1152.2Cat & MouseDEC25::ROBERTSReason, Purpose, Self-esteemWed Nov 22 1989 11:2017
    RE: 1152.1

    "I assume that what you really want has all the 'drag' at B, not along
    the length of the string."

    Quite right.

    Another way to express the problem is:

    Mickey Mouse leaves his house and takes a walk due east. Sylvester the
    cat, initially one unit north of Mickey, stalks him, remaining exactly
    1 unit distant. At any instant, Sylvester is always moving directly
    toward Mickey.

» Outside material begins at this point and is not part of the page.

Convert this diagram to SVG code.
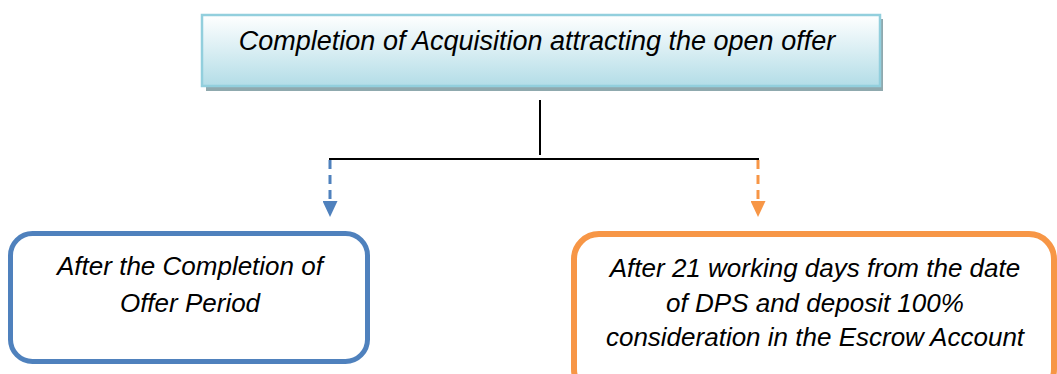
<svg xmlns="http://www.w3.org/2000/svg" width="1057" height="374" viewBox="0 0 1057 374">
  <defs>
    <linearGradient id="topFill" x1="0" y1="0" x2="0" y2="1">
      <stop offset="0" stop-color="#ffffff"/>
      <stop offset="1" stop-color="#b3dde7"/>
    </linearGradient>
    <marker id="arrBlue" viewBox="0 0 10 10" refX="0" refY="5" markerWidth="16" markerHeight="15" markerUnits="userSpaceOnUse" orient="auto" preserveAspectRatio="none">
      <path d="M0,0 L10,5 L0,10 Z" fill="#4f81bd"/>
    </marker>
    <marker id="arrOrange" viewBox="0 0 10 10" refX="0" refY="5" markerWidth="16" markerHeight="15" markerUnits="userSpaceOnUse" orient="auto" preserveAspectRatio="none">
      <path d="M0,0 L10,5 L0,10 Z" fill="#f79646"/>
    </marker>
  </defs>
  <style>
    .lbl { font-family: "Liberation Sans", Arial, sans-serif; font-style: italic; fill: #000000; text-anchor: middle; }
    .big { font-size: 26px; }
    .top { font-size: 27px; }
    .solid { stroke: #000000; stroke-width: 2; fill: none; }
    .dash { stroke-width: 3; fill: none; stroke-dasharray: 9 6; }
  </style>
  <rect width="1057" height="374" fill="#ffffff"/>

  <g id="node-top">
    <rect x="206" y="19" width="677" height="72" fill="#8fa9ae"/>
    <rect x="202" y="15" width="678" height="71" fill="url(#topFill)" stroke="#92cfdd" stroke-width="2.5"/>
    <text class="lbl top" x="537" y="50">Completion of Acquisition attracting the open offer</text>
  </g>

  <g id="connectors">
    <line class="solid" x1="540" y1="100" x2="540" y2="155"/>
    <line class="solid" x1="329" y1="159" x2="759" y2="159"/>
    <line class="dash" x1="330" y1="160" x2="330" y2="201" stroke="#4f81bd" marker-end="url(#arrBlue)"/>
    <line class="dash" x1="758" y1="160" x2="758" y2="201" stroke="#f79646" marker-end="url(#arrOrange)"/>
  </g>

  <g id="node-left">
    <rect x="10.5" y="233.5" width="357" height="128" rx="22" ry="22" fill="#ffffff" stroke="#4f81bd" stroke-width="5"/>
    <text class="lbl big" x="190" y="275">After the Completion of</text>
    <text class="lbl big" x="190" y="312">Offer Period</text>
  </g>

  <g id="node-right">
    <rect x="574" y="234" width="480" height="160" rx="25" ry="25" fill="#ffffff" stroke="#f79646" stroke-width="6"/>
    <text class="lbl big" x="815" y="277">After 21 working days from the date</text>
    <text class="lbl big" x="815" y="312">of DPS and deposit 100%</text>
    <text class="lbl big" x="815" y="346">consideration in the Escrow Account</text>
  </g>
</svg>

Where is Sylvester when Mickey is t units away from
    home?

    /Dwayne
1152.3Looked it upAKQJ10::YARBROUGHI prefer PiWed Nov 22 1989 14:5810
The equation of a tractrix symmetric about the y-axis and asymptotic to the 
x-axis is
	 2                         2  2  2
	x  = (a arccosh(a/y)-sqrt(a -y ))

where a>0 is the height of the curve above the x-axis at x=0.
(From Bronshtein & Semendyayev, 'Handbook of Mathematis', p.85). 
Yeah, it's messy.

Lynn
1152.4DEC25::ROBERTSReason, Purpose, Self-esteemWed Nov 22 1989 16:334
    Is anyone able to derive it?
    
    /Dwayne
1152.5Derive by showing it works?VMSDEV::HALLYBThe Smart Money was on GoliathWed Nov 22 1989 16:341
    Should you be able to differentiate .3 and get .1 ?
1152.6AITG::DERAMODon't stop short of the peak!Wed Nov 22 1989 17:026
>>    Should you be able to differentiate .3 and get .1 ?

	I believe so, with a = 1.  If not, one of them is
	probably wrong.

	Dan
1152.7KOBAL::GILBERTOwnership ObligatesWed Nov 22 1989 17:092
    Yes, that fits the equation in .1 nicely.  Note that it's most easily
    done with x treated as a function of y.